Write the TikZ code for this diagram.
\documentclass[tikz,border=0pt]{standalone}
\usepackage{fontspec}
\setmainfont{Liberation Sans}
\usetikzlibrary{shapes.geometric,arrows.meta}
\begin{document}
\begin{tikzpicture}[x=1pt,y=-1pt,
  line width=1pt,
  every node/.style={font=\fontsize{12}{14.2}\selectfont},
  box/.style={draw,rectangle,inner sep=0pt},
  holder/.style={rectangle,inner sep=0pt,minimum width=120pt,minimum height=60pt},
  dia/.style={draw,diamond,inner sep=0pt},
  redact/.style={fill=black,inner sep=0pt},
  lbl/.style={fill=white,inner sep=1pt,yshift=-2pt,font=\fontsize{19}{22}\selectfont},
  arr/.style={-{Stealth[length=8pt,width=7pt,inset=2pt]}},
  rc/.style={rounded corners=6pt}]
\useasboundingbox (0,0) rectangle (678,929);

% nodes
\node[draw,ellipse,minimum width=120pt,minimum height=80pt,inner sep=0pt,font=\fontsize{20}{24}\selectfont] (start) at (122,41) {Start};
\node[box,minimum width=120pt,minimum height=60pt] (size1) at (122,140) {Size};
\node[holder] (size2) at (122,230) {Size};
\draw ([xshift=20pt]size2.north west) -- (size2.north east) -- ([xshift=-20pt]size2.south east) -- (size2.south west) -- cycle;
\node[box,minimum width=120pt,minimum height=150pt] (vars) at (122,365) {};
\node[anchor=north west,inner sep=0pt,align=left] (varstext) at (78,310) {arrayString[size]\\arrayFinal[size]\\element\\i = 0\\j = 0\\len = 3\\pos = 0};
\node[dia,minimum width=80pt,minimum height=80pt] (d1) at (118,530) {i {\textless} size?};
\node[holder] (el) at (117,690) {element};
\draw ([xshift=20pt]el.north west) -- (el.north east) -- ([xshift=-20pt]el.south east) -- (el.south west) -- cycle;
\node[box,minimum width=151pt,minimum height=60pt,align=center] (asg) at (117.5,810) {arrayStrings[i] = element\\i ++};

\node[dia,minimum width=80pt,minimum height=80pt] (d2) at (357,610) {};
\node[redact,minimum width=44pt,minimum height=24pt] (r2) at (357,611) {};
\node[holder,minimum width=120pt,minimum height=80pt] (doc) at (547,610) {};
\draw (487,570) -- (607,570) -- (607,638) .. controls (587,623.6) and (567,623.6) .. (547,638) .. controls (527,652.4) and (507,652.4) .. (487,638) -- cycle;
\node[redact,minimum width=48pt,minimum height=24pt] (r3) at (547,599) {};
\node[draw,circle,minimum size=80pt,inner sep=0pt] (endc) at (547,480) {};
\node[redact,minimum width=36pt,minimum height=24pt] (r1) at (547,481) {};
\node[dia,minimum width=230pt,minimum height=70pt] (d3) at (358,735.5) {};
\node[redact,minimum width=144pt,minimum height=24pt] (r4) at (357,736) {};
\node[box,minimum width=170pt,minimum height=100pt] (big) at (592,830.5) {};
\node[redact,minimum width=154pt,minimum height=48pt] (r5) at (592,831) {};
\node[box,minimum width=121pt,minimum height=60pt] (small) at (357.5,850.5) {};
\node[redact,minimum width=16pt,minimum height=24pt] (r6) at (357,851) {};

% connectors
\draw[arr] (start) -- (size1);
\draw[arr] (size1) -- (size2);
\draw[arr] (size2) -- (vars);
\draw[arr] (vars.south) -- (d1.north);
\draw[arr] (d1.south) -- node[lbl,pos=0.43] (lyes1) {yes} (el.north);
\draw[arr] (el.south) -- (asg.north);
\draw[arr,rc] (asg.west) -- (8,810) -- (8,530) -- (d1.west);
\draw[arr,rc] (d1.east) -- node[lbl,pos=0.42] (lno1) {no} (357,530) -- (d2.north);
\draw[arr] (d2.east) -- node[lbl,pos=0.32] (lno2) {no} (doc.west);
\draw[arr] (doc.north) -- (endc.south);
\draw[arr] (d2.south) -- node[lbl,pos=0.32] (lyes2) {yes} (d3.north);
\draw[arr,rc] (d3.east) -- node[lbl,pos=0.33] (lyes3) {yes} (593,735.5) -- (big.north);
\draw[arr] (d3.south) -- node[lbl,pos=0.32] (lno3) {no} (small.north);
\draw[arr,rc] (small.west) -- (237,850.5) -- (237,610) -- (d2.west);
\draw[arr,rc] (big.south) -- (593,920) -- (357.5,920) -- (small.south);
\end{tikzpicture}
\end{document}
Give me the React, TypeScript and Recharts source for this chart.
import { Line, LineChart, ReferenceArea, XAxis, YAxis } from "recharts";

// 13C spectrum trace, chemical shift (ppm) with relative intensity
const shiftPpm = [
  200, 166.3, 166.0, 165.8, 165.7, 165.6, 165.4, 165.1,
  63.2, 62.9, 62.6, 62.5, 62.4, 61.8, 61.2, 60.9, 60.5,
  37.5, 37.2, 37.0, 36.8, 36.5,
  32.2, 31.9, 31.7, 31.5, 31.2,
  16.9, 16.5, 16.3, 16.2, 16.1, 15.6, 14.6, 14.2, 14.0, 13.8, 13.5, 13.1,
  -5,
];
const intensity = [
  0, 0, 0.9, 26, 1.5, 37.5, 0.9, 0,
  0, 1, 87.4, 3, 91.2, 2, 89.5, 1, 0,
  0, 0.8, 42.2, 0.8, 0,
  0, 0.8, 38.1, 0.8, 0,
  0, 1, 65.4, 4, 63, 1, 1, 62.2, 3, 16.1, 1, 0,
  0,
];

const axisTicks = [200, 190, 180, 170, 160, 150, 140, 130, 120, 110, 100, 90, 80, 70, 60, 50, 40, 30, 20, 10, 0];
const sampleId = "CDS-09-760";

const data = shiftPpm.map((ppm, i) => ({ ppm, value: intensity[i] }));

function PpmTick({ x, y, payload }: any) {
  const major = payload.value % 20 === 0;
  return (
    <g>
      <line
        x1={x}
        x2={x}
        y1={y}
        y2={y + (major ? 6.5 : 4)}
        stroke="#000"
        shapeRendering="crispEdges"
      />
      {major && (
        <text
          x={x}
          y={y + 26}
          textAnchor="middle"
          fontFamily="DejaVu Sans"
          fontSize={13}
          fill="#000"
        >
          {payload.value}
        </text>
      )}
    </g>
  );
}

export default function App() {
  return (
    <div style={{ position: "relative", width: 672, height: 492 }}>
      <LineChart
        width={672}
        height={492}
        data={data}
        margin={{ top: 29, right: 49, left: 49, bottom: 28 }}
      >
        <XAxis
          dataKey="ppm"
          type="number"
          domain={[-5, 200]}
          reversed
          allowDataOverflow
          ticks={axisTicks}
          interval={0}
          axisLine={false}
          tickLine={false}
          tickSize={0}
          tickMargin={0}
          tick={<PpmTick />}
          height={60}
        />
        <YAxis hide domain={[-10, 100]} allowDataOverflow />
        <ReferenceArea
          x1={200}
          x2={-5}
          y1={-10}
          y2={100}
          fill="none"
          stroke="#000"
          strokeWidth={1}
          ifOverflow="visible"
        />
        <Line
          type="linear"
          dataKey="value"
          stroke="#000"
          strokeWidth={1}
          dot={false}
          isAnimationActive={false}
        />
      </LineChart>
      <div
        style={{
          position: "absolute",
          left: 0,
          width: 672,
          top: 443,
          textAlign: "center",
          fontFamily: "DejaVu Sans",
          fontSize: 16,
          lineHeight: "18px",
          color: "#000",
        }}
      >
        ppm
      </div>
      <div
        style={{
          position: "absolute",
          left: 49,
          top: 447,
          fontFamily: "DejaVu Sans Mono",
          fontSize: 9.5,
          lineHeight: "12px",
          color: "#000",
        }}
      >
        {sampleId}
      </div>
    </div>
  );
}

*-*-*

▸ Aim
Of all the lines in the listing above, how many include "this"? Write only the number.

▸ Finished task
2